The trailer for Wes Anderson’s latest film ‘Asteroid City’ was released this week. Alongside its name-in-every-frame cast and gorgeous pastel colour palette, it also stars a very curious camera.
Set in a remote American desert town holding a junior stargazer’s convention, the trailer shows what looks to be a distant atomic explosion, which Jason Schwartzman’s character captures on his camera.
And here’s the thing; while the camera looks a lot like a Contax rangefinder – Anderson-esque lightmeter included – it sports the name “Swiss Mountain Camera”, supposedly made by the Muller-Schmid company. It even sports a “Combat Lens”.
The quirky Contax-alike has since caused a stir on Reddit’s r/AnalogCommunity board, amongst others, over just what exactly it is.
The camera in fact hails not from the Zeiss Ikon factory, nor indeed from the camera-making benches of the fanciful Muller-Schmid, but from much further east – Ukraine in fact.
The Swiss Mountain Camera is either most likely a Kiev-4, one of the last generations of Contax “copies” made by the Arsenal Factory in what is now the Ukrainian capital after World War II. Note the rabbits ears around “copies” – the early versions of these Kiev cameras were not really copies in that they were made from the original moulds using original Zeiss Ikon parts, which had been packed up and moved eastwards as reparations after Germany’s defeat in 1945. As the original parts started being used up, Arsenal began making its own, though as the years went on the quality of the construction materials is considered to have dipped. (Update: Earlier I’d identified the cameras the later Kiev-4M, which has a black rewind handle difficult to see in the trailer footage. Thanks to all who pointed this out.)
The Kiev-4 often came with a Contax-mount Jupiter-8 f/2 lens; it looks like one of these has been tweaked to create the “combat lens” gracing Schwartzman’s camera. Arsenal, which released most of its cameras under the Kiev brand name, concentrated on Contax-mount rangefinders while another Ukrainian camera-maker, FED in Kharkiv, made Leica screw-mount cameras.
Kosmo Foto is willing to be at least one enterprising camera repairer will hoover up some of the tens of thousands of Kievs in Eastern Europe and convert them into Swiss Mountain Cameras (just like all manner of fake Leicas have been produced from Feds and Zorkis).

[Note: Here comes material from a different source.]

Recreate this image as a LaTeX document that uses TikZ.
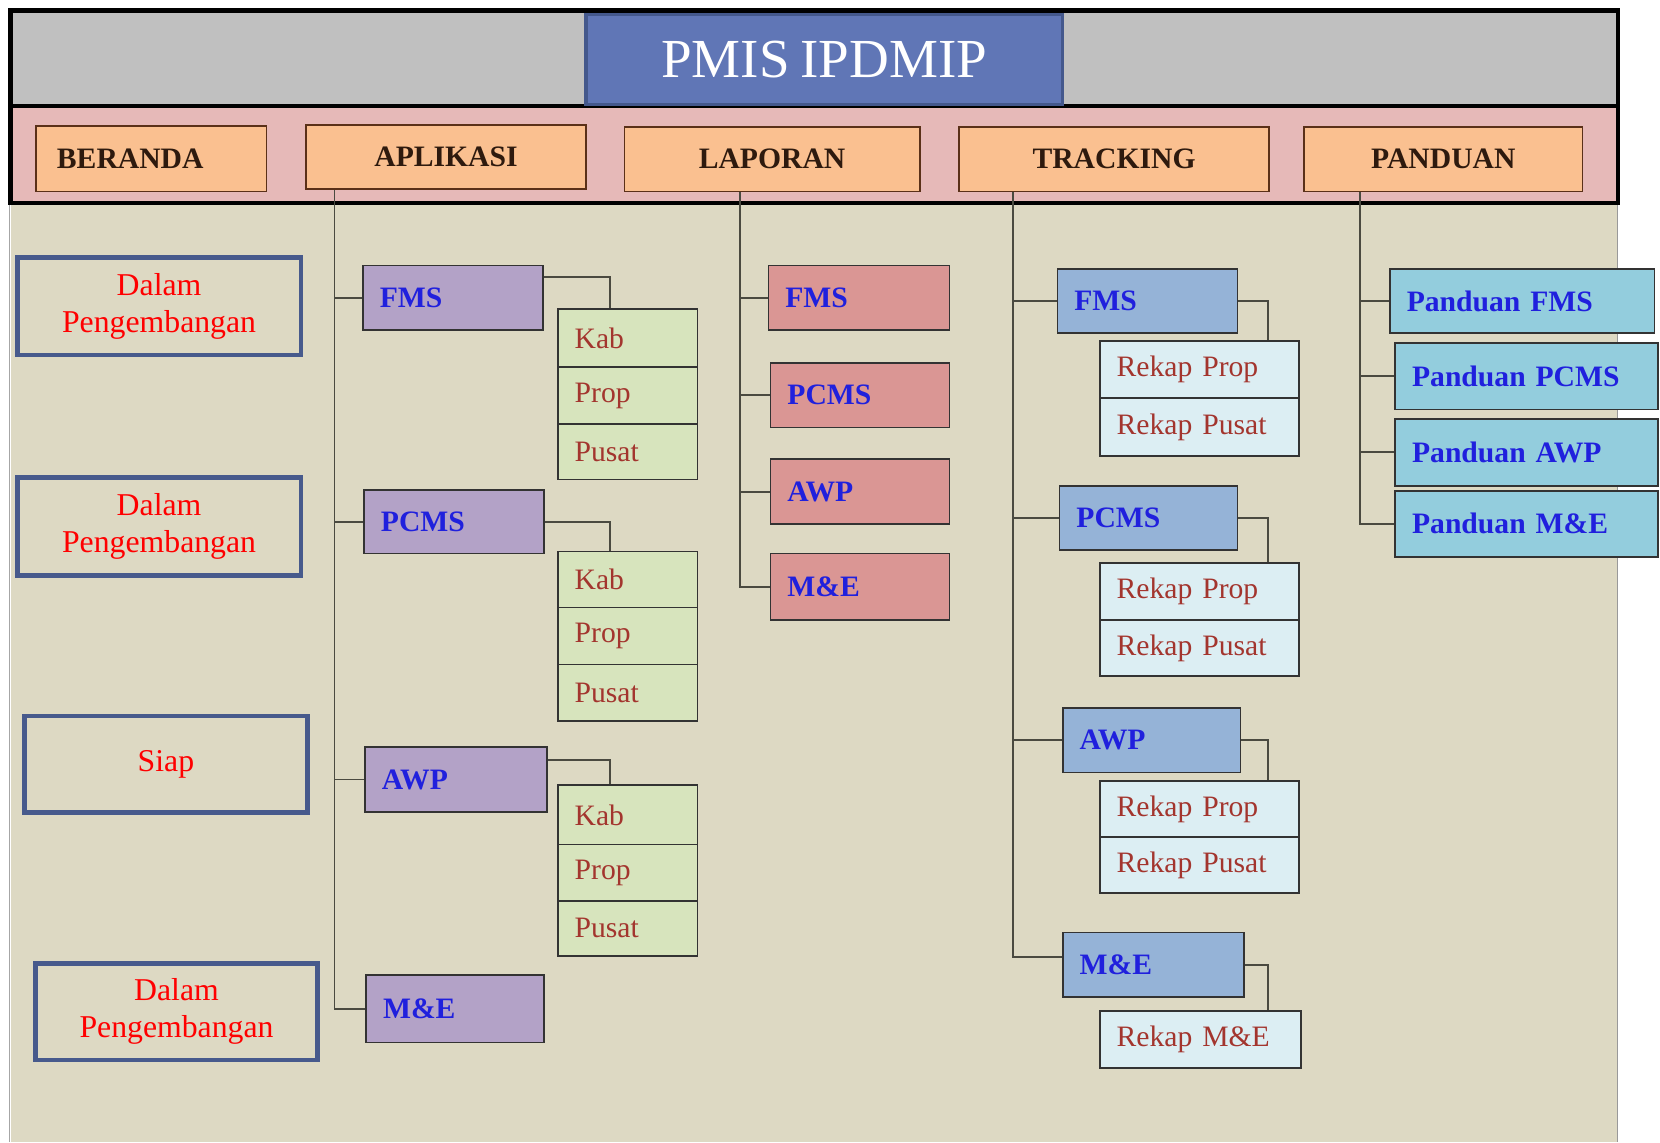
\documentclass[tikz,border=0pt]{standalone}
\usepackage{fontspec}
\setmainfont{Liberation Serif}
\definecolor{beige}{HTML}{DDD9C3}
\definecolor{headgray}{HTML}{C0C0C0}
\definecolor{pinkband}{HTML}{E6B9B8}
\definecolor{menuor}{HTML}{FAC090}
\definecolor{menubr}{HTML}{5A3018}
\definecolor{menutxt}{HTML}{2E1A0E}
\definecolor{titleblue}{HTML}{6076B6}
\definecolor{titlebd}{HTML}{44588C}
\definecolor{statbd}{HTML}{475A8C}
\definecolor{lav}{HTML}{B3A2C7}
\definecolor{rose}{HTML}{DA9694}
\definecolor{steel}{HTML}{95B3D7}
\definecolor{aqua}{HTML}{93CDDD}
\definecolor{lgreen}{HTML}{D7E4BD}
\definecolor{lcyan}{HTML}{DCEEF3}
\definecolor{txtblue}{HTML}{2020DD}
\definecolor{txtred}{HTML}{A3352E}
\definecolor{boxline}{HTML}{333333}
\definecolor{treeline}{HTML}{4A4A40}
\newcommand\mybox[7]{%
  \pgfmathsetmacro\bw{#4-#2}%
  \pgfmathsetmacro\bh{#5-#3}%
  \pgfmathsetmacro\tw{#4-#2-32}%
  \node[#6, anchor=north west, minimum width=\bw pt, minimum height=\bh pt, text width=\tw pt] (#1) at (#2,#3) {#7};%
}
\tikzset{
  tree/.style={draw=treeline, line width=1.8pt},
  base/.style={draw=boxline, line width=1.6pt, inner xsep=16pt, inner ysep=0pt},
  menu/.style={base, fill=menuor, draw=menubr, font=\fontsize{28}{32}\selectfont\bfseries, text=menutxt, align=center},
  titlebox/.style={fill=titleblue, draw=titlebd, line width=3pt, inner xsep=16pt, inner ysep=0pt, text=white, font=\fontsize{52}{56}\selectfont, align=center},
  stat/.style={draw=statbd, line width=4.5pt, inner xsep=16pt, inner ysep=0pt, text=red, font=\fontsize{30}{35}\selectfont, align=center},
  lvl/.style={base, font=\fontsize{28}{32}\selectfont\bfseries, text=txtblue, align=left},
  subb/.style={base, font=\fontsize{28}{32}\selectfont, text=txtred, align=left},
}
\begin{document}
\begin{tikzpicture}[x=1pt,y=-1pt]
\useasboundingbox (0,0) rectangle (1568,1079);
\fill[white] (0,0) rectangle (1568,1079);
% panels
\fill[beige] (10,192) rectangle (1528,1079);
\draw[gray!70, line width=1.5pt] (9,192) -- (9,1079);
\draw[gray!80, line width=1.2pt] (1528,192) -- (1528,1079);
\fill[headgray] (10,10) rectangle (1528,100);
\fill[pinkband] (10,100) rectangle (1528,192);
\draw[black, line width=4pt] (10,10) rectangle (1528,192);
\draw[black, line width=4pt] (10,100) -- (1528,100);
% title
\mybox{title}{552}{12}{1002}{97}{titlebox}{PMIS\hspace{0.2em}IPDMIP}
% menus
\mybox{mB}{33}{118}{251}{180}{menu, align=left}{\hspace*{4pt}BERANDA}
\mybox{mA}{288}{117}{553}{178}{menu}{APLIKASI}
\mybox{mL}{589}{119}{868}{180}{menu}{LAPORAN}
\mybox{mT}{905}{119}{1198}{180}{menu}{TRACKING}
\mybox{mP}{1231}{119}{1494}{180}{menu}{PANDUAN}
% status boxes
\mybox{s1}{14}{241}{282}{333}{stat}{Dalam\\Pengembangan}
\mybox{s2}{14}{449}{282}{541}{stat}{Dalam\\Pengembangan}
\mybox{s3}{21}{674}{288}{765}{stat}{Siap}
\mybox{s4}{31}{908}{298}{999}{stat}{Dalam\\Pengembangan}
% APLIKASI
\mybox{aF}{342}{250}{512}{311}{lvl, fill=lav}{FMS}
\mybox{aFk}{526}{291}{658}{346}{subb, fill=lgreen}{Kab}
\mybox{aFp}{526}{346}{658}{400}{subb, fill=lgreen}{Prop}
\mybox{aFs}{526}{400}{658}{452}{subb, fill=lgreen}{Pusat}
\mybox{aP}{343}{462}{513}{522}{lvl, fill=lav}{PCMS}
\mybox{aPk}{526}{520}{658}{573}{subb, fill=lgreen}{Kab}
\mybox{aPp}{526}{573}{658}{627}{subb, fill=lgreen}{Prop}
\mybox{aPs}{526}{627}{658}{680}{subb, fill=lgreen}{Pusat}
\mybox{aA}{344}{705}{516}{766}{lvl, fill=lav}{AWP}
\mybox{aAk}{526}{741}{658}{797}{subb, fill=lgreen}{Kab}
\mybox{aAp}{526}{797}{658}{850}{subb, fill=lgreen}{Prop}
\mybox{aAs}{526}{850}{658}{902}{subb, fill=lgreen}{Pusat}
\mybox{aM}{345}{920}{513}{984}{lvl, fill=lav}{M\&E}
% LAPORAN
\mybox{lF}{725}{250}{896}{311}{lvl, fill=rose}{FMS}
\mybox{lP}{727}{342}{896}{403}{lvl, fill=rose}{PCMS}
\mybox{lA}{727}{433}{896}{494}{lvl, fill=rose}{AWP}
\mybox{lM}{727}{522}{896}{585}{lvl, fill=rose}{M\&E}
% TRACKING
\mybox{tF}{998}{253}{1168}{314}{lvl, fill=steel}{FMS}
\mybox{tFr}{1038}{321}{1226}{375}{subb, fill=lcyan}{Rekap Prop}
\mybox{tFs}{1038}{375}{1226}{430}{subb, fill=lcyan}{Rekap Pusat}
\mybox{tP}{1000}{458}{1168}{519}{lvl, fill=steel}{PCMS}
\mybox{tPr}{1038}{531}{1226}{585}{subb, fill=lcyan}{Rekap Prop}
\mybox{tPs}{1038}{585}{1226}{638}{subb, fill=lcyan}{Rekap Pusat}
\mybox{tA}{1003}{668}{1171}{729}{lvl, fill=steel}{AWP}
\mybox{tAr}{1038}{737}{1226}{790}{subb, fill=lcyan}{Rekap Prop}
\mybox{tAs}{1038}{790}{1226}{843}{subb, fill=lcyan}{Rekap Pusat}
\mybox{tM}{1003}{880}{1174}{941}{lvl, fill=steel}{M\&E}
\mybox{tMr}{1038}{954}{1228}{1008}{subb, fill=lcyan}{Rekap M\&E}
% PANDUAN
\mybox{pF}{1312}{253}{1562}{314}{lvl, fill=aqua}{Panduan FMS}
\mybox{pP}{1317}{323}{1565}{386}{lvl, fill=aqua}{Panduan PCMS}
\mybox{pA}{1317}{395}{1565}{458}{lvl, fill=aqua}{Panduan AWP}
\mybox{pM}{1317}{463}{1565}{525}{lvl, fill=aqua}{Panduan M\&E}
% connectors APLIKASI
\coordinate (aT) at ([xshift=28pt]mA.south west);
\draw[tree] (aT) |- (aM.west);
\foreach \n in {aF,aP,aA} \draw[tree] (aT |- \n.west) -- (\n.west);
\draw[tree] ([yshift=-12pt]aF.north east) -| ([xshift=50pt]aFk.north west);
\draw[tree] (aP.east) -| ([xshift=50pt]aPk.north west);
\draw[tree] ([yshift=-13pt]aA.north east) -| ([xshift=50pt]aAk.north west);
% connectors LAPORAN
\coordinate (lT) at ([xshift=110pt]mL.south west);
\draw[tree] (lT) |- (lM.west);
\foreach \n in {lF,lP,lA} \draw[tree] (lT |- \n.west) -- (\n.west);
% connectors TRACKING
\coordinate (tT) at ([xshift=52pt]mT.south west);
\draw[tree] (tT) |- ([yshift=7pt]tM.west);
\foreach \n in {tF,tP,tA} \draw[tree] (tT |- \n.west) -- (\n.west);
\draw[tree] (tF.east) -| ([xshift=160pt]tFr.north west);
\draw[tree] (tP.east) -| ([xshift=160pt]tPr.north west);
\draw[tree] (tA.east) -| ([xshift=160pt]tAr.north west);
\draw[tree] (tM.east) -| ([xshift=160pt]tMr.north west);
% connectors PANDUAN
\coordinate (pT) at ([xshift=54pt]mP.south west);
\draw[tree] (pT) |- (pM.west);
\foreach \n in {pF,pP,pA} \draw[tree] (pT |- \n.west) -- (\n.west);
\end{tikzpicture}
\end{document}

But if in the meantime you fancy emulating Schwartzman’s atomic-age aesthetic, Kievs of various models (some of which don’t feature that distinctive meter) are easily found and often still in perfect working condition. Just be sure not to copy the way he’s holding the camera – just like the Contax it was built from, the Kiev has an extremely long rangefinder base. Schwartzman’s finger is obscuring the second rangefinder window, meaning he’s not going to be able to focus.
I have a Kiev 4AM, mine has the slightly more desirable Helios 103 lens. I love that little rangefinder! Great camera, super quiet shutter, and very affordable considering how nice it is. Mine was made in 1984, but I don’t feel like mine had particularly shoddy build quality or anything. Hopefully they don’t all get snatched up by collectors now.